Here's an interesting article in the NYT about a map showing slave populations in the South, compiled from the 1860 Census data - the high water mark for American slavery. And the last time a Census could even compile information on that particular demographic. Historian Susan Schulten notes,
The map uses what was then a new technique in statistical cartography: Each county not only displays its slave population numerically, but is shaded (the darker the shading, the higher the number of slaves) to visualize the concentration of slavery across the region. The counties along the Mississippi River and in coastal South Carolina are almost black, while Kentucky and the Appalachians are nearly white.
Translating numerical data into visual representations is one of the most powerful communication techniques available. The patterns just pop out at you. No wonder people were so taken with this map.
The presence of slavery, and (after 1865) large populations of African-Americans, wasn't the only thing peculiar about the South, though. There was a remarkable absence of foreign-born whites as well. Recently I was poring through the Statistical Atlas from the 12th Census of the United States -- that's from 1900, just to save you the arithmetic -- and came across this fascinating chart.
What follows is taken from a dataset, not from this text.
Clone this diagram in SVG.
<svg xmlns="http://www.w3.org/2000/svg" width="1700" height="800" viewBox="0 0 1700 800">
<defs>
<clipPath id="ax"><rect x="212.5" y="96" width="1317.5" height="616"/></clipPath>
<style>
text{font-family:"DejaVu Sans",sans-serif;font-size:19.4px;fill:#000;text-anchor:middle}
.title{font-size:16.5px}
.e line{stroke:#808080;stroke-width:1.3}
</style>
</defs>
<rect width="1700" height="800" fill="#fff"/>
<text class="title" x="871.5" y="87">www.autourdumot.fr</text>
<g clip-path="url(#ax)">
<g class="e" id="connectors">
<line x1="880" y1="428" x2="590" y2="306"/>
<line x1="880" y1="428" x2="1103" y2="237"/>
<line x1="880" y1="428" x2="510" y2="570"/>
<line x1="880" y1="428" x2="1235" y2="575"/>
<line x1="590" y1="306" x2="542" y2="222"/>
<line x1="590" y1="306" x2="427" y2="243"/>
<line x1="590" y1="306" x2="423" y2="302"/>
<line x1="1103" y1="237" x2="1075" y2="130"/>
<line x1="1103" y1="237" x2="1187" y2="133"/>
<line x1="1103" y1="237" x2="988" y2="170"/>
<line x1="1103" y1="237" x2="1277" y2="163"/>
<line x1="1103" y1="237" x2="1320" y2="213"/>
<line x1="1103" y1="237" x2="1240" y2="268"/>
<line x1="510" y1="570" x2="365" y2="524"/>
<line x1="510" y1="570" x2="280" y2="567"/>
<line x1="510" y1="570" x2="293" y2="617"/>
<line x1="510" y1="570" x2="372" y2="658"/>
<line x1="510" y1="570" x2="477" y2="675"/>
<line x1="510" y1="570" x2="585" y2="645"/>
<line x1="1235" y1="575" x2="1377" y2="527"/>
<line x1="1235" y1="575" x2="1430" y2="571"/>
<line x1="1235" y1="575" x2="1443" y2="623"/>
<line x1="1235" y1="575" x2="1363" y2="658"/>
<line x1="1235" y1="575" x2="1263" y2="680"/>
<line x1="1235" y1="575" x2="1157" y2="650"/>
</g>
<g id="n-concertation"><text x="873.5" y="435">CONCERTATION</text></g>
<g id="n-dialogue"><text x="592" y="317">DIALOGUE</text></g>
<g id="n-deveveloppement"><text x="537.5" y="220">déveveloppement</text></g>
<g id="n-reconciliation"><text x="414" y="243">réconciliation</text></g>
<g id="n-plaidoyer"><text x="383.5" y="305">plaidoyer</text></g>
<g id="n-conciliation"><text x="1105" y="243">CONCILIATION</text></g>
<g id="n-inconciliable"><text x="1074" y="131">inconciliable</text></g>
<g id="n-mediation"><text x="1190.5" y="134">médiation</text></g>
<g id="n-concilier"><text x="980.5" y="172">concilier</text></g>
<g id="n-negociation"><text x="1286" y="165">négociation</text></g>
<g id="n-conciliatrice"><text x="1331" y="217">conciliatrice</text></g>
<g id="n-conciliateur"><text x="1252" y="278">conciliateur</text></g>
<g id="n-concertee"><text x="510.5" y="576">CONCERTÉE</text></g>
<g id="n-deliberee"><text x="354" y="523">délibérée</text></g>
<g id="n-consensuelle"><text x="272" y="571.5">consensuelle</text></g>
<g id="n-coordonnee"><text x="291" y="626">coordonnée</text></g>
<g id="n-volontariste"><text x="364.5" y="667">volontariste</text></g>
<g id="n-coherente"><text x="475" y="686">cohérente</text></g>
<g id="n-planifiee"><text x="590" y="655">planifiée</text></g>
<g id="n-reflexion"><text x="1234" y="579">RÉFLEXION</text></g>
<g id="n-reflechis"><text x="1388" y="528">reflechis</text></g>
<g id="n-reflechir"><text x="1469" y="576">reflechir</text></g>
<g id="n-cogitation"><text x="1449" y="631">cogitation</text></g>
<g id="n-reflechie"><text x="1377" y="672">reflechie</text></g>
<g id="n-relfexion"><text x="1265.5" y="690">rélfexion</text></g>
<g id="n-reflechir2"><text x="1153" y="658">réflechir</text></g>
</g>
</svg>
Click on the "Go to source" button to see it. The chart shows a breakdown of each state's population by race and origin. Four races are listed: Indians, Chinese & Japanese, Negro, and White (corresponding to the "Red and yellow, black and white" that I learned singing "Jesus Loves the Little Children" 'way back in Sunday School*). For whites, there are three further subdivisions: native white of native parents (baby blue), native white of foreign parents (pink), and foreign-born white (green). These were the categories that mattered in 1900.
Notice the states with the longest black lines - those are the Old South, the slave-holding South before the end of the Civil War, and the states that still held the majority of the nation's black population before the Great Migration. And in 1900, a period of intense immigration, most of those states had little to negligible pink and green in their bars. In other words, almost everyone who wasn't black was a white of at least the second generation. In a nation of immigrants, the South drew almost no immigrants.
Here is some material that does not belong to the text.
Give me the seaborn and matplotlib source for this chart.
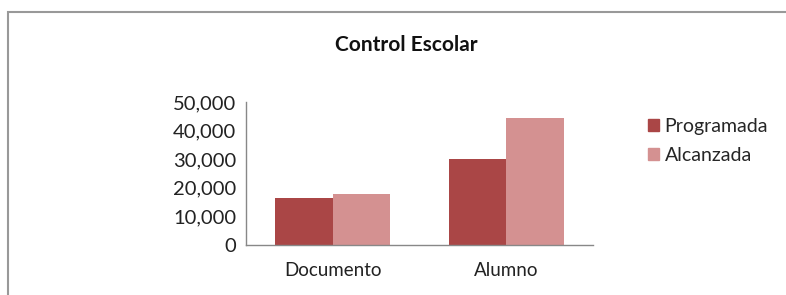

According to the next couple of Censuses, little changed during the next 20 years. Bear in mind that this is one of the most immigration-heavy periods in US history. Yet the South missed it. They first developed enough of a separate identity to secede from the rest of the country, then learned to resent outsiders all the more intensely -- as you would, too, if you'd suffered invasion, defeat, and military occupation for a dozen years. And then they had the privilege, if privilege it is, of remaining insular while the rest of the country went through the wrenching experience of assimilating people who were as foreign as could be imagined (not only Chinese and Japanese, but Irish, Italians, Greeks, and so forth).
In respect to immigration and Americanism, it was even uglier 100 years ago than it is today. The "hyphenated American" (e.g., German-American) was no American at all, said Theodore Roosevelt, while Woodrow Wilson compared the hyphen to "a dagger that [the immigrant] is ready to plunge into the vitals of this Republic." The 1924 National Origins Act represented an unabashed attempt to keep the US not just white, but lily-white, by limiting the number of immigrants from unpopular nations.
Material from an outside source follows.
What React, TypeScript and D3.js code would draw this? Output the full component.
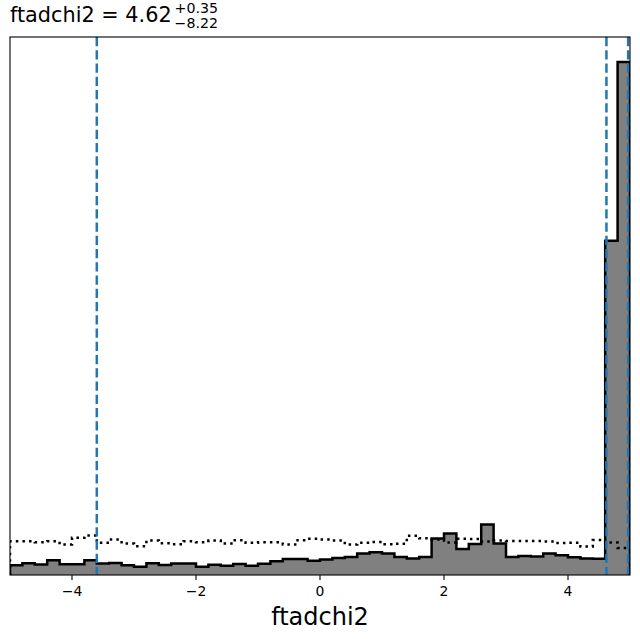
import React from "react";
import * as d3 from "d3";

const binLo = -5;
const binHi = 5;
const binCount = 50;

// posterior histogram (relative heights)
const posterior = [
  9.8, 11.8, 10.5, 14.8, 10.8, 10.8, 14.8, 11.5, 12, 9.8,
  8.2, 11.8, 10, 11.5, 11.5, 8.2, 10.2, 9.3, 11, 9.3,
  11.2, 13.8, 16, 16, 14.3, 15.5, 17, 18, 21.5, 22.8,
  21.5, 18, 16.5, 18, 36.5, 41.5, 26, 31, 50.5, 31.5,
  18, 19, 18.5, 21.5, 19.8, 17.8, 16.5, 16.2, 334.5, 513.5,
];

// prior histogram (dotted)
const prior = [
  33.8, 33.8, 32.8, 33.8, 30.5, 37.2, 39.5, 32.2, 35.5, 31.5,
  28.8, 34.5, 31.8, 30.8, 33.8, 32.8, 34.5, 31.5, 34.8, 32.2,
  32.8, 32.8, 30.5, 34.8, 36.2, 35.5, 34.5, 30.5, 32.2, 33,
  30.7, 31.3, 39.2, 36.7, 35.5, 32.5, 36.2, 36, 33.5, 34.5,
  34, 34, 34, 33.5, 32, 32.2, 28.5, 35, 32.5, 27,
];

const quantiles = [-3.6, 4.62, 4.97];
const xTicks = [-4, -2, 0, 2, 4];
const paramName = "ftadchi2";
const medianText = "4.62";
const plusText = "+0.35";
const minusText = "\u22128.22";

const W = 640;
const H = 639;
const left = 10;
const right = 630;
const top = 37;
const bottom = 575;

export default function App() {
  const x = d3.scaleLinear().domain([binLo, binHi]).range([left, right]);
  const maxV = d3.max(posterior) as number;
  const y = d3.scaleLinear().domain([0, maxV * 1.0487]).range([bottom, top]);
  const edges = d3.range(binCount + 1).map((i) => binLo + ((binHi - binLo) * i) / binCount);

  const stepPath = (vals: number[]) => {
    const p = d3.path();
    p.moveTo(x(edges[0]), y(0));
    vals.forEach((v, i) => {
      p.lineTo(x(edges[i]), y(v));
      p.lineTo(x(edges[i + 1]), y(v));
    });
    p.lineTo(x(edges[binCount]), y(0));
    return p.toString();
  };

  const post = stepPath(posterior);
  const pri = stepPath(prior);

  return (
    <svg
      width={W}
      height={H}
      style={{ position: "absolute", left: 0, top: 0, background: "#fff" }}
      fontFamily="DejaVu Sans, sans-serif"
    >
      <defs>
        <clipPath id="plotclip">
          <rect x={left} y={top} width={right - left} height={bottom - top} />
        </clipPath>
      </defs>
      <rect x={0} y={0} width={W} height={H} fill="#fff" />
      <g clipPath="url(#plotclip)">
        <path d={post + "Z"} fill="#808080" stroke="none" />
        <path d={post} fill="none" stroke="#000" strokeWidth={2.5} strokeLinejoin="miter" />
        <path d={pri} fill="none" stroke="#000" strokeWidth={2.5} strokeDasharray="2.5,4.1" />
        {quantiles.map((q, i) => (
          <line
            key={i}
            x1={x(q)}
            x2={x(q)}
            y1={top}
            y2={bottom}
            stroke="#1f77b4"
            strokeWidth={2.5}
            strokeDasharray="9.25,4"
          />
        ))}
      </g>
      <rect x={left} y={top} width={right - left} height={bottom - top} fill="none" stroke="#000" strokeWidth={1.1} />
      {xTicks.map((t) => (
        <g key={t}>
          <line x1={x(t)} x2={x(t)} y1={bottom} y2={bottom + 4.9} stroke="#000" strokeWidth={1.1} />
          <text x={x(t)} y={596} textAnchor="middle" fontSize={13.9} fill="#000">
            {t < 0 ? "\u2212" + Math.abs(t) : String(t)}
          </text>
        </g>
      ))}
      <text x={(left + right) / 2} y={625} textAnchor="middle" fontSize={24} fill="#000">
        {paramName}
      </text>
      <text x={10} y={22} fontSize={20.8} fill="#000">
        {paramName + " = " + medianText}
      </text>
      <text x={218} y={13} fontSize={14.2} textAnchor="end" fill="#000">
        {plusText}
      </text>
      <text x={218} y={28} fontSize={14.2} textAnchor="end" fill="#000">
        {minusText}
      </text>
    </svg>
  );
}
The South didn't need the help, though. Aside from a few Yankee carpetbaggers, unwanted immigration wasn't part of their experience. Other people's families had been there just as long as yours and their brand of religion was probably the same as yours. No one had to accommodate diversity, when there were only two ethnic groups and their status was legally defined.
If it seems at times that Southern culture is especially prone to creating parochial mindsets, and people who steadfastly refuse to accept that not everyone thinks the same as they do -- and that is how Southern culture often comes across to me, at least as expressed in politics and the culture wars -- then maybe this is part of the reason why: no other region in the country was allowed to remain so culturally insular for so long a time.
* Which dates from about the same era, interestingly enough. This piano rendition renders the tune in fine 19th Century style.